Bryce Dessner
Aheym [string quartet]
Mica Levi
You belong to me [string quartet]
Steve Reich
Electric Counterpoint [electric guitar & tape]
Different Trains [string quartet & tape; with film by Bill Morrison]

London Contemporary Orchestra Soloists: Galya Bisengalieva & Rakhi Singh (violins), Robert Ames (viola) & Oliver Coates (cello)

Bryce Dessner (electric guitar)

Bryce Dessner
Photograph: drownedinsound.com With the newly reopened Queen Elizabeth Hall barely two days old, one of its established regular series – the International Chamber Music Season – celebrated its return to home base with a thirtieth-anniversary performance of Steve Reich’s Different Trains, which had been given its premiere in this venue on 2 November 1988. Here, complementing Reich’s inspiration of recorded memories of travel in the 1930s and 1940s on either side of the Atlantic (the safety of American trains, the horror of the Holocaust in Europe), the concert opened with Bryce Dessner’s serendipitous string-quartet piece Aheym, a Yiddish word for ‘homeward’ – inspired by his grandmother’s emigration from Europe to America. In between came a work for soloists from the London Contemporary Orchestra – Mica Levi’s You belong to me, which looks to the 1950s’ titular ballad by Chilton Price, as well as another classic Reich score, Electric Counterpoint, for multiple electric guitars, but only one played live.

There was a sense of impromptu performance that belied the amount of preparation that must have been required. Dessner’s sectional Aheym sounded rather like a primer for string-quartet technique, opening with repeated jagged rhythms that suddenly melt into a cello solo with unevenly spaced pizzicato chords. As each instrument takes up the theme a fugal miasma emerges rocking back and forth as if in separate worlds, now constantly underpinned by cello oscillations. A change of rhythm introduces col legno clattering, then more scratchy bowing before high harmonics over cello pizzicato. A slower hocketing passage leads to a final scurrying section bringing Vivaldi into the current century and suddenly dissipating into thin air.

Levi’s triptych You Belong to Me can be played in any order. ‘Hannah’ prefaces a series of overlapping notes with a herald of rising trills. The pulsing notes ebb and flow in speed, but keep to the same harmonic contours, like a passacaglia, before the trills return over the pulse to end. ‘Jumping’ is also a series of strident chords, though with less cohesion until an Arvo Pärt-like slowing offers higher string tremolos over the growling cello. Spectral double-stopped chords disintegrate to the end. ‘Sun’ imitates not only the drone of a bagpipe (cello, also developing upward glissandos) but the upper parts as well, with a reedy sound to the violins and viola, though it’s worth noting that any of Bartók’s String Quartets (let alone Janáček’s) offer more radical techniques.
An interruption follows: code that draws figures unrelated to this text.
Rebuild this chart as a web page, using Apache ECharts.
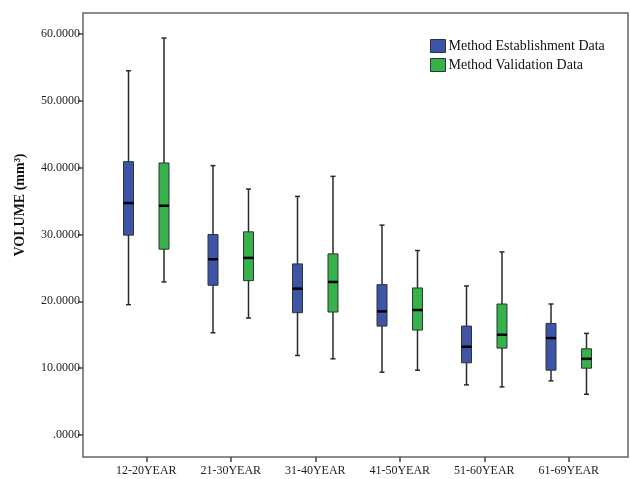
<!DOCTYPE html>
<html>
<head>
<meta charset="utf-8">
<script src="https://cdn.jsdelivr.net/npm/echarts@6/dist/echarts.min.js"></script>
<style>html,body{margin:0;padding:0;background:#fff;}#c{width:630px;height:479px;}</style>
</head>
<body>
<div id="c"></div>
<script>
const categories = ['12-20YEAR','21-30YEAR','31-40YEAR','41-50YEAR','51-60YEAR','61-69YEAR'];
const yTicks = [0, 10, 20, 30, 40, 50, 60];
// Method Establishment Data
const estMin = [19.5, 15.3, 11.9, 9.4, 7.5, 8.1];
const estQ1  = [29.9, 22.4, 18.3, 16.3, 10.8, 9.7];
const estMed = [34.7, 26.3, 21.9, 18.5, 13.2, 14.5];
const estQ3  = [40.9, 30.0, 25.6, 22.5, 16.3, 16.7];
const estMax = [54.5, 40.3, 35.7, 31.4, 22.3, 19.6];
// Method Validation Data
const valMin = [22.9, 17.5, 11.4, 9.7, 7.2, 6.1];
const valQ1  = [27.8, 23.1, 18.4, 15.7, 13.0, 10.0];
const valMed = [34.3, 26.5, 22.9, 18.7, 15.0, 11.4];
const valQ3  = [40.7, 30.4, 27.1, 22.0, 19.6, 12.9];
const valMax = [59.4, 36.8, 38.7, 27.6, 27.4, 15.2];

const BLUE = '#3c55a6';
const GREEN = '#36b24a';
const SERIF = '"Liberation Serif", "DejaVu Serif", serif';

function rows(mn, q1, md, q3, mx) {
  return categories.map((c, i) => [i, mn[i], q1[i], md[i], q3[i], mx[i]]);
}

function makeRender(offsetFrac, color) {
  return function (params, api) {
    const cat = api.value(0);
    const band = api.size([1, 0])[0];
    const cx = api.coord([cat, api.value(3)])[0] + offsetFrac * band;
    const yLow = api.coord([cat, api.value(1)])[1];
    const yQ1 = api.coord([cat, api.value(2)])[1];
    const yMed = api.coord([cat, api.value(3)])[1];
    const yQ3 = api.coord([cat, api.value(4)])[1];
    const yHigh = api.coord([cat, api.value(5)])[1];
    const bw = 10, cw = 5;
    const ws = { stroke: '#2a2a2a', lineWidth: 1.5 };
    return {
      type: 'group',
      children: [
        { type: 'line', shape: { x1: cx, y1: yHigh, x2: cx, y2: yLow }, style: ws },
        { type: 'line', shape: { x1: cx - cw / 2, y1: yHigh, x2: cx + cw / 2, y2: yHigh }, style: ws },
        { type: 'line', shape: { x1: cx - cw / 2, y1: yLow, x2: cx + cw / 2, y2: yLow }, style: ws },
        { type: 'rect', shape: { x: cx - bw / 2, y: yQ3, width: bw, height: yQ1 - yQ3 },
          style: { fill: color, stroke: '#333', lineWidth: 1 } },
        { type: 'line', shape: { x1: cx - bw / 2, y1: yMed, x2: cx + bw / 2, y2: yMed },
          style: { stroke: '#000', lineWidth: 2.5 } }
      ]
    };
  };
}

const chart = echarts.init(document.getElementById('c'), null, { renderer: 'canvas' });
chart.setOption({
  animation: false,
  backgroundColor: '#fff',
  textStyle: { fontFamily: SERIF },
  grid: [
    { left: 104, right: 19, top: 13, bottom: 22 },
    { left: 83, right: 2, top: 13, bottom: 22, show: true, borderColor: '#666', borderWidth: 1.5, backgroundColor: 'transparent' }
  ],
  legend: {
    orient: 'vertical', left: 425, top: 34,
    itemWidth: 15, itemHeight: 13, itemGap: 5, icon: 'rect',
    itemStyle: { borderColor: '#333', borderWidth: 1 },
    textStyle: { fontFamily: SERIF, fontSize: 14, color: '#111', padding: [0, 0, 0, -2] },
    data: ['Method Establishment Data', 'Method Validation Data']
  },
  xAxis: [
    { type: 'category', gridIndex: 0, data: categories, boundaryGap: true,
      axisLine: { show: false, onZero: false },
      axisTick: { show: true, alignWithLabel: true, interval: 0, length: 5, lineStyle: { color: '#444', width: 1.5 } },
      axisLabel: { interval: 0, margin: 8, fontFamily: SERIF, fontSize: 12, color: '#222' },
      splitLine: { show: false } },
    { type: 'value', gridIndex: 1, show: false }
  ],
  yAxis: [
    { type: 'value', gridIndex: 0, min: -3.29, max: 63.14, offset: 21,
      name: 'VOLUME (mm³)', nameLocation: 'middle', nameRotate: 90, nameGap: 56,
      nameTextStyle: { fontFamily: SERIF, fontSize: 14, fontWeight: 'bold', color: '#111', padding: [0, 0, 0, 60] },
      axisLine: { show: false },
      axisTick: { show: true, length: 5, customValues: yTicks, lineStyle: { color: '#444', width: 1.5 } },
      axisLabel: { customValues: yTicks, margin: 3, fontFamily: SERIF, fontSize: 12, color: '#222',
        formatter: v => (v === 0 ? '.0000' : v.toFixed(4)) },
      splitLine: { show: false } },
    { type: 'value', gridIndex: 1, show: false }
  ],
  series: [
    { name: 'Method Establishment Data', type: 'custom', xAxisIndex: 0, yAxisIndex: 0,
      itemStyle: { color: BLUE },
      encode: { x: 0, y: [1, 2, 3, 4, 5] },
      renderItem: makeRender(-0.21, BLUE),
      data: rows(estMin, estQ1, estMed, estQ3, estMax) },
    { name: 'Method Validation Data', type: 'custom', xAxisIndex: 0, yAxisIndex: 0,
      itemStyle: { color: GREEN },
      encode: { x: 0, y: [1, 2, 3, 4, 5] },
      renderItem: makeRender(0.21, GREEN),
      data: rows(valMin, valQ1, valMed, valQ3, valMax) }
  ]
});
</script>
</body>
</html>
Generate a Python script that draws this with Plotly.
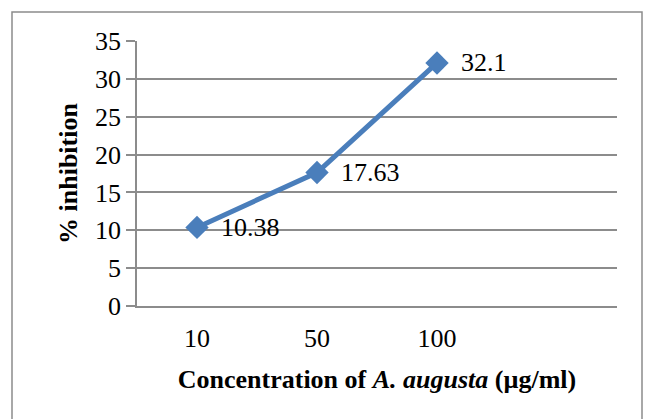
import plotly.graph_objects as go

categories = ["10", "50", "100"]
all_categories = ["10", "50", "100", " "]
inhibition = [10.38, 17.63, 32.1]
label_texts = ["10.38", "17.63", "32.1"]
y_ticks = [0, 5, 10, 15, 20, 25, 30, 35]

W, H = 655, 419
L, R, T, B = 137, 38, 41, 113
pw, ph = W - L - R, H - T - B

LINE = "#4A7EBB"
GRID = "#8C8C8C"
FONT = "Liberation Serif, Times New Roman, serif"
FS = 26

fig = go.Figure()
fig.add_trace(go.Scatter(
    x=categories, y=inhibition, mode="lines+markers",
    line=dict(color=LINE, width=5),
    marker=dict(symbol="diamond", size=18, color=LINE),
    showlegend=False, hoverinfo="skip",
))

for c, v, t in zip(categories, inhibition, label_texts):
    fig.add_annotation(x=all_categories.index(c), y=v, text=t, showarrow=False,
                       xanchor="left", yanchor="middle", xshift=22,
                       font=dict(family=FONT, size=FS, color="black"))

def px_x(p):
    return (p - L) / pw

def px_y(p):
    return (H - B - p) / ph

fig.add_shape(type="rect", xref="paper", yref="paper",
              x0=px_x(12), x1=px_x(642), y0=px_y(440), y1=px_y(12),
              line=dict(color=GRID, width=1.5), fillcolor="rgba(0,0,0,0)", layer="below")

fig.update_layout(
    width=W, height=H,
    margin=dict(l=L, r=R, t=T, b=B),
    paper_bgcolor="white", plot_bgcolor="white",
    font=dict(family=FONT, size=FS, color="black"),
    xaxis=dict(
        type="category", categoryorder="array", categoryarray=all_categories,
        range=[-0.5, 3.5], showgrid=False, ticks="",
        showline=True, linecolor=GRID, linewidth=1.5,
        tickfont=dict(family=FONT, size=FS), ticklabelstandoff=8,
        title=dict(text="<b>Concentration of <i>A. augusta</i> (µg/ml)</b>",
                   font=dict(family=FONT, size=FS), standoff=18),
    ),
    yaxis=dict(
        range=[0, 35], tickvals=y_ticks, showgrid=True, gridcolor=GRID, gridwidth=1.5,
        showline=True, linecolor=GRID, linewidth=1.5,
        ticks="outside", ticklen=9, tickcolor=GRID, tickwidth=1.5,
        zeroline=False,
        tickfont=dict(family=FONT, size=FS),
        title=dict(text="<b>% inhibition</b>", font=dict(family=FONT, size=FS), standoff=10),
    ),
)

fig.write_html("out.html", config={"displayModeBar": False},
               post_script="document.body.style.margin='0';")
That’s not to deny the quietly mesmeric qualities of both scores, even though I’m not sure either needed to be amplified, especially in the perfectly generous acoustic of the Queen Elizabeth Hall.

Amplification is definitely required for both Reich works. Dessner – with no fuss simply climbing onto the stage and collecting his electric guitar, with a hand gesture indicating the tape to start – was rather statuesque in his rendition of Electric Counterpoint. I couldn’t easily equate the live part he was playing to the recorded layers that come together to create the title, but I was happy to sit back and let the interweaving lines wash around me.

For Different Trains, the quartet-members’ chairs had gone and they stood – violinists one side, the remaining players on the other – leaving full view for Bill Morrison’s film bringing together footage of trains. The opening footage was prone to be blotchy, the first images with white scratches and much of the subsequent footage for ‘America before the War’ – with black splodges sometimes filling the screen. However, if there was something wrong with the projection, it settled down. Apart from that, any fears that the images might be distracting proved unfounded; and – given Reich’s use of video (usually provided by his wife Beryl Korot) in other works – it is surprising that no-one had attempted it before. Certainly this addition to Different Trains is a welcome one. It’s another layer that deepens the effect of the dichotomy between New World hope during the period and Old World terror, with the images of the Holocaust chilling. In its conception and complexity, Different Trains is a masterpiece, and the LCO soloists did it proud, the amplification of the words and recorded quartet contributions balanced nicely.

For many the Queen Elizabeth Hall has been one of London’s most important venues for contemporary music. It was good to see at the very start of this new chapter in its life the hunger for the modern reinvention of serious music is as rapacious as ever.